Field Guide to Maryland's Frogs and Toads (Order Anura)
Eastern Spadefoot (Scaphiopus holbrookii)
Eastern Spadefoot Toad
- 1¾ - 2¼ inches
- Record - 2⅞ inches.
- A relatively smooth-skinned toad without parotoid glands
- Has grayish brown back with two yellowish lines running from behind eyes down the back in a “lyre-shaped” pattern.
- Small reddish orange spots may also be present.
- Key diagnostic feature is the dark brown, elongated, sickle-shaped spade on the bottom of each hindfoot.
- It also has vertically elliptical pupils.
- Areas of sandy, loose soil in or adjacent to forests.
- Typically observed during breeding, in shallow depressions or vernal wetlands in open areas (pastures, fields) adjacent to woods.
- Primarily found on Coastal Plain.
Photo of Habitat for Eastern Spadefoot
courtesy of Rebecca Chalmers
How to Find:
- Listen for their distinctive explosive grunt call “geeoo”, likened to the sound of young crows, on nights during or following torrential rains, with air temperatures 50o F.

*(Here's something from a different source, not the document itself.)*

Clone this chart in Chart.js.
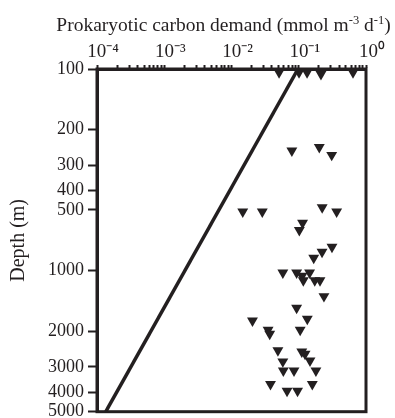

- They are explosive breeders, calling only 2-5 nights per year at any one site.
- Breeding can occur from March-September, but usually from late March to mid-May.
- May also be found crossing roads on warm rainy nights.
Distribution in Maryland:
Eastern spadefoots can be found throughout the piedmont and coastal plain sections of Maryland.